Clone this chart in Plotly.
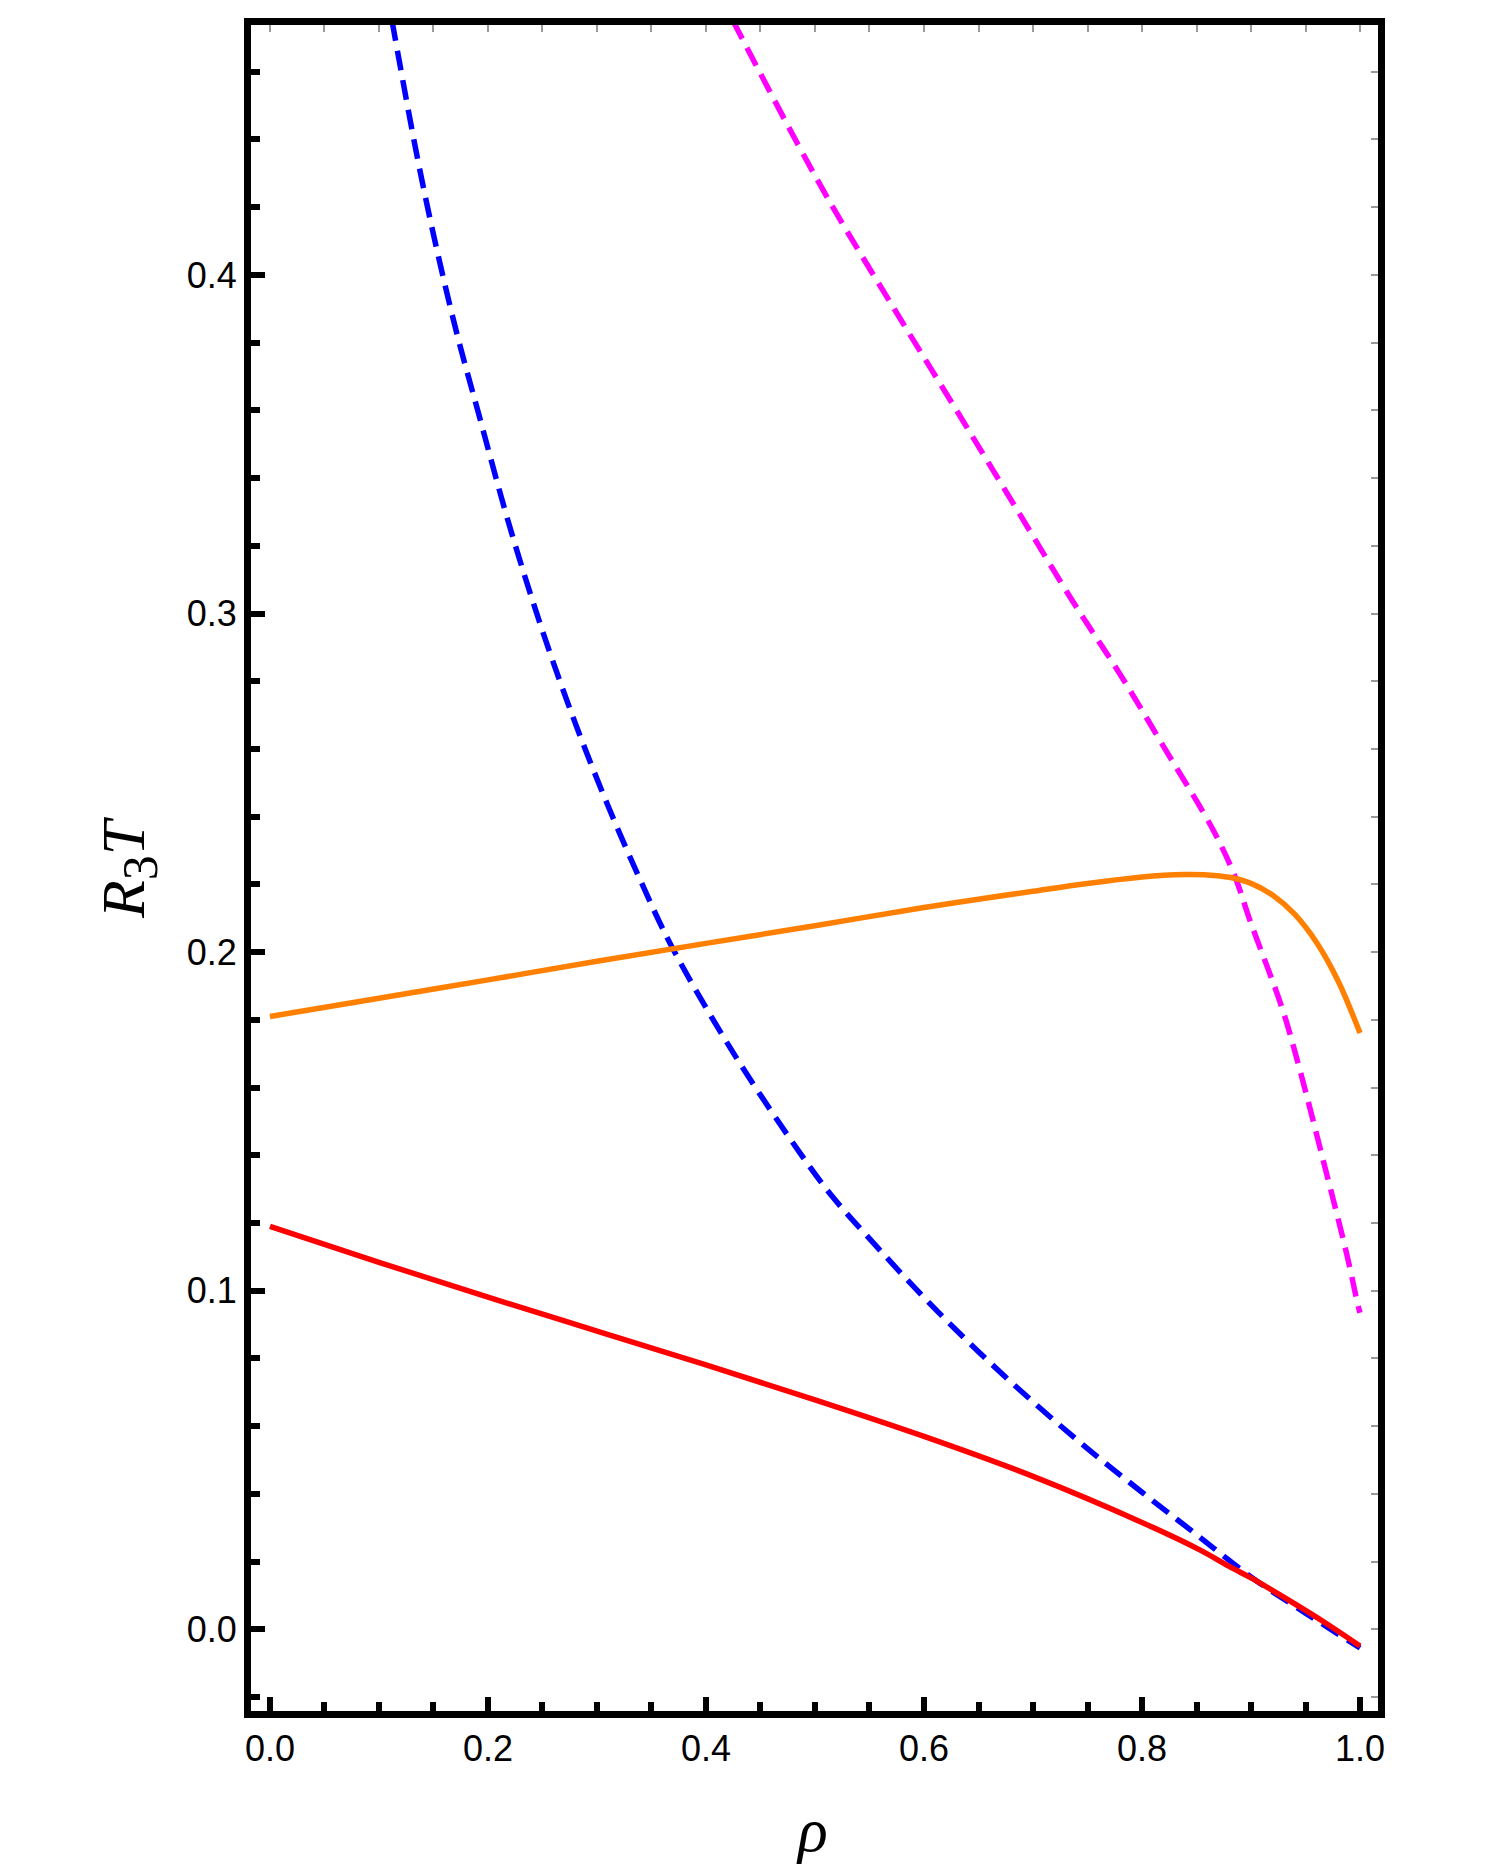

==

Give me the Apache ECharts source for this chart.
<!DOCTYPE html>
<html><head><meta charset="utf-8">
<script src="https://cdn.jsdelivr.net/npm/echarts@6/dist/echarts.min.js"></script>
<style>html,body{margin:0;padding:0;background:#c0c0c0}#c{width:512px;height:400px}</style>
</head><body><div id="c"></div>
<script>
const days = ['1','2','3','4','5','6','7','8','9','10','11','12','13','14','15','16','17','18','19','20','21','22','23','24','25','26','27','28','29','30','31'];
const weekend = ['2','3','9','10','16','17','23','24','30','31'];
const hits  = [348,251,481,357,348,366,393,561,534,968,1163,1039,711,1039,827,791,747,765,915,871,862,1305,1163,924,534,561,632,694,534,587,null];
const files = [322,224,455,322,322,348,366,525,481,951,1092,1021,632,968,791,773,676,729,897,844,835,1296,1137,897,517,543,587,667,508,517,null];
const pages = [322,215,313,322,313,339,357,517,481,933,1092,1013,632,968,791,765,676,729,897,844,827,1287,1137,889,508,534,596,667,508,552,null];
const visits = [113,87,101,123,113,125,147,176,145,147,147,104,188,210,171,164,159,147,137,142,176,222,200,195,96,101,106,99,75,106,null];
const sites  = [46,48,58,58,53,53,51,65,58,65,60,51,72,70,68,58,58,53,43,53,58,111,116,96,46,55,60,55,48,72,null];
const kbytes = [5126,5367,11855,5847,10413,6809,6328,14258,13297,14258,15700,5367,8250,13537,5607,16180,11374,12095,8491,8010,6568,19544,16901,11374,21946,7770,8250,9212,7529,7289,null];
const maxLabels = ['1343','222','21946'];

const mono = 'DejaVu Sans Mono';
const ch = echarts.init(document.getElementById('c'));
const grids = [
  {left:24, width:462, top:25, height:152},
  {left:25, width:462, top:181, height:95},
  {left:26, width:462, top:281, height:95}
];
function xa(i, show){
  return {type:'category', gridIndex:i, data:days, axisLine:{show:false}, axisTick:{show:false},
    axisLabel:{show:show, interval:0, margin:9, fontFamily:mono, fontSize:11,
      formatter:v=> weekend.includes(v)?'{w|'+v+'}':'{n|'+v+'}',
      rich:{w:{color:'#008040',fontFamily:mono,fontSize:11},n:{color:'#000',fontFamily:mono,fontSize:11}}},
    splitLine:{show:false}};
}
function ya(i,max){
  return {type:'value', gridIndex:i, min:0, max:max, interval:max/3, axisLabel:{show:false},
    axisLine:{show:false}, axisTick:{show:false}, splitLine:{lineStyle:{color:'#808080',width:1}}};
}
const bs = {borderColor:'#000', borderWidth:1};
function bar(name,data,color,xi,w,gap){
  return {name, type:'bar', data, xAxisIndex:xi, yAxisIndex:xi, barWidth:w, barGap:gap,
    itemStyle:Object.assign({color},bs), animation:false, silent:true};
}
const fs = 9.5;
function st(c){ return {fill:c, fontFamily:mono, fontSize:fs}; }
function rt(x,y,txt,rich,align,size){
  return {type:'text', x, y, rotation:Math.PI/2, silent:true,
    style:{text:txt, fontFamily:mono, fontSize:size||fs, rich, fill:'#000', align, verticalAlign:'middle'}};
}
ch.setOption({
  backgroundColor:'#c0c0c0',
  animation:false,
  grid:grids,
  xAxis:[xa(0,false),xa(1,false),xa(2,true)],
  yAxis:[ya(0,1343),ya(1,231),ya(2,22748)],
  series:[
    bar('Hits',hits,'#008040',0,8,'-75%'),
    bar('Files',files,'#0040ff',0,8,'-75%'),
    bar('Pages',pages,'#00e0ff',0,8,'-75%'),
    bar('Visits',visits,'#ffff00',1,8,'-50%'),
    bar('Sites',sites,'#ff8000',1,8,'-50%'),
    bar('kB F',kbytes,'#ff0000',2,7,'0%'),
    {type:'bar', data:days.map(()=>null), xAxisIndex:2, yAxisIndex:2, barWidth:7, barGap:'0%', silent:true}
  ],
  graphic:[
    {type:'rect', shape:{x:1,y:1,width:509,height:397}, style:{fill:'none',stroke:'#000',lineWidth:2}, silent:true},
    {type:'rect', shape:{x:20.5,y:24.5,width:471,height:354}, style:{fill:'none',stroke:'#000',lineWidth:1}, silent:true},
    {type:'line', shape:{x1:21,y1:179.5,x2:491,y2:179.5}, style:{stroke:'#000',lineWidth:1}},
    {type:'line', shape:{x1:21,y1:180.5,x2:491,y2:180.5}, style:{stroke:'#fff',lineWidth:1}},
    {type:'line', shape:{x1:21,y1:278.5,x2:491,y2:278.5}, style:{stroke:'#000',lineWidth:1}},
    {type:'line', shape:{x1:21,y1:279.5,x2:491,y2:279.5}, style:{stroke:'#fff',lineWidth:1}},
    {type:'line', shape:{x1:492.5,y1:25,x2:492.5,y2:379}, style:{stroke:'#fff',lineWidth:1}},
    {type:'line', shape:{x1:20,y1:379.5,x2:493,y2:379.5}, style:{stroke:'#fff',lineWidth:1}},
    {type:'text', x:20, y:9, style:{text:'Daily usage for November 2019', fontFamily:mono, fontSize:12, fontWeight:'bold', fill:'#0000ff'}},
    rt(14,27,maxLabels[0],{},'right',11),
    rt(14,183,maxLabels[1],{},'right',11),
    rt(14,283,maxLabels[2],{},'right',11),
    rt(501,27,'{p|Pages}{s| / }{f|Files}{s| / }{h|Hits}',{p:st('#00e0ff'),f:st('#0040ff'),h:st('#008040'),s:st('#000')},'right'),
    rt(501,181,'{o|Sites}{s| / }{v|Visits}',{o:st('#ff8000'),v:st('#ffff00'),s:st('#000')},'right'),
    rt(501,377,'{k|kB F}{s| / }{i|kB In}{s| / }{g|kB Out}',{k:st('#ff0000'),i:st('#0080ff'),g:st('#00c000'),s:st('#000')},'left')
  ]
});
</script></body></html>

* [Task objective]: Search the records for the string "this" and return every line in which it occurs.

* [Correct response]:
Clone this chart in Plotly.
Give me the Apache ECharts source for this chart.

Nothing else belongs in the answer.